How to check the margin yourself#
On an itemised quote:
- Add up the raw labour (days times a normal regional day rate).
- Add the materials at roughly trade price (spot-check the big items).
- Compare that subtotal to the quoted total. The gap is roughly the O&P.
- Express the gap as a percentage of the subtotal.
- If it is in the 15–25% band, the margin is normal. If it is well above with no justification, that is your line to question.
The bottom line#
A fair builder’s markup is the price of a builder who will turn up, be insured, finish the job, and still be trading when a warranty claim comes in. The aim is not to drive the margin to zero. It is to confirm the margin is in the normal range and buys you something real.
If you would rather not reverse-engineer the maths, Check the Quote does it for you: paste or upload your quote and we check the labour, materials, and total against current UK market rates for your postcode, and flag where the margin sits above the fair range. Your first check is free. See also how to tell if a quote is too high.
Got a quote you want checked?
Paste any UK contractor quote and Check the Quote compares every line item against current market rates, flags missing scope, and runs a Companies House check on the contractor. Free on your first project.
Frequently asked questions
- What is a normal markup for a builder in the UK?
- A general builder typically adds 15–25% for overheads and profit on top of the raw cost of labour and materials, plus a separate 10–20% markup on materials they buy and supply. These are normal, fair bands. They cover the real cost of running a building business and a reasonable profit. A markup meaningfully above these bands is not automatically unfair, but it should be explained by something concrete.
- How much do builders mark up materials?
- Usually 10–20%. This is fair, because the builder sources the materials, transports and stores them, carries the cost until you pay, handles returns of surplus, and stands behind them if something is faulty. A materials markup well above 20%, or a materials figure far above what the same items cost at a builders’ merchant, is the kind of line worth questioning.

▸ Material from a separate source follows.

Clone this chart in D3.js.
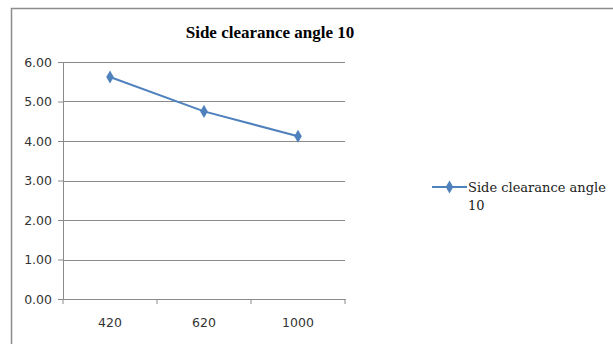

- What does “overheads and profit” actually cover?
- Overheads are the costs of being in business whether or not any single job is profitable: van, fuel, public liability insurance, tools and plant, office and admin, accountancy, and tax. Profit is what is left for the builder after all of that. Together they typically run 15–25%. It is a legitimate and necessary part of the price, not a hidden charge bolted on.
- Is a higher markup ever justified?
- Yes. A higher margin can be justified by a premium specification, an insurance-backed guarantee, a longer warranty, employed (rather than cash-in-hand) labour, genuinely difficult access, or simply a busy, established builder who does not need the work. The test is not the size of the markup on its own, but whether you can point to something real that it buys.
- How can I tell if a builder’s margin is too high?
- Work it out from an itemised quote: the gap between the raw labour-and-materials cost and the total is roughly the overheads and profit. If that gap is far above 25% and the builder cannot point to a premium spec, better insurance, or a real warranty to justify it, the margin is doing the work of an inflated price. A lump-sum quote with no breakdown hides the margin entirely, which is its own reason for caution.